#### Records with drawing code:
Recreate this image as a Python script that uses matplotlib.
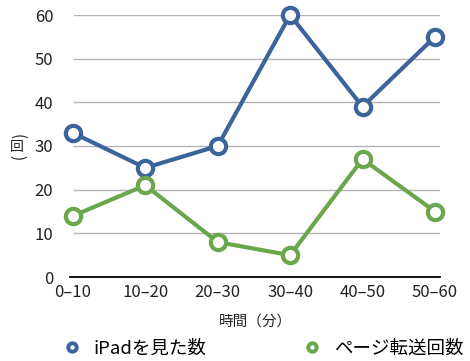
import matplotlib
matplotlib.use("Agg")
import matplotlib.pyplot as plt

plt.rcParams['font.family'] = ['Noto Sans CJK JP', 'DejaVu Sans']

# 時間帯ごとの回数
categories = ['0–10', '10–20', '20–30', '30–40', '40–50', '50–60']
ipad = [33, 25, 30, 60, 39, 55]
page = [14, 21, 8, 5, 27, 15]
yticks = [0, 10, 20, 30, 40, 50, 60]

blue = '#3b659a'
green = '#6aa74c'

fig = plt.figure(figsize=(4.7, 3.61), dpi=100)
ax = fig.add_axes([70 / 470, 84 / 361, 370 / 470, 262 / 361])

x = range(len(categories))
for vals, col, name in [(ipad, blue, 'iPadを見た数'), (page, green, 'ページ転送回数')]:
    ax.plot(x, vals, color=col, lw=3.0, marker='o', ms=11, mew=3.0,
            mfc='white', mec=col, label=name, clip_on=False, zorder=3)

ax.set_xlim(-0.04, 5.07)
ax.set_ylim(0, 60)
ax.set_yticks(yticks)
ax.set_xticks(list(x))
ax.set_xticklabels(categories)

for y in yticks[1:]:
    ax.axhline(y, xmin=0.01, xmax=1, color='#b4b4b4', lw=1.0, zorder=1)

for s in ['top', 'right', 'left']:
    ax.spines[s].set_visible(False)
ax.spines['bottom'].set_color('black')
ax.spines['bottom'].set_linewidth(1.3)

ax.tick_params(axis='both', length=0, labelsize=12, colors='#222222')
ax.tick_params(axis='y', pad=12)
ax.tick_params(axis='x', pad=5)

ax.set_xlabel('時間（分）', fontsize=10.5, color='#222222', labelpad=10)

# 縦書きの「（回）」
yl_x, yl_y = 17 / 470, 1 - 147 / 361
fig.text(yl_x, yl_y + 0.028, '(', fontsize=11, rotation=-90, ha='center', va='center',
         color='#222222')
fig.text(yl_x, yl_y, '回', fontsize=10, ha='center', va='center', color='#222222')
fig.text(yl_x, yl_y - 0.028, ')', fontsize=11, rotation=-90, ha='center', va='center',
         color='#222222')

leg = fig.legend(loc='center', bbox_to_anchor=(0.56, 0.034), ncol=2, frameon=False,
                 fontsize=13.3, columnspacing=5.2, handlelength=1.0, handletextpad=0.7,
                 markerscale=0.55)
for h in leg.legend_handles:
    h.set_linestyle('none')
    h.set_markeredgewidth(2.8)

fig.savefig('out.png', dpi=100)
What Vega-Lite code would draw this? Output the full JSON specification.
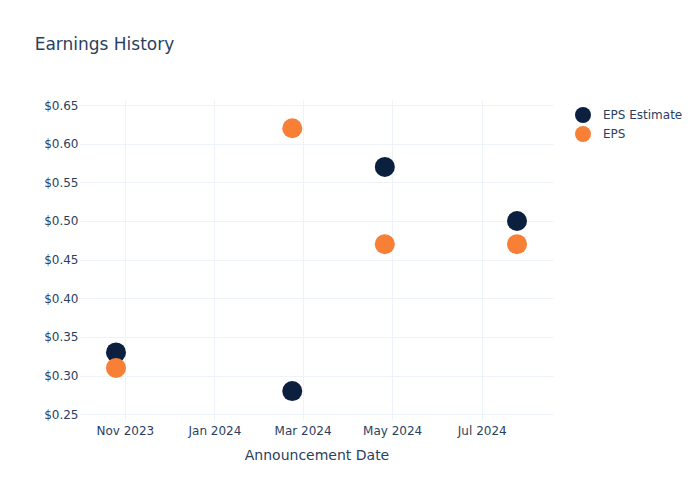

#### WHAT IS ASKED:
Say how many lines in the listing above include "this". Give nothing but the number.

#### EXERCISE SOLUTION:
2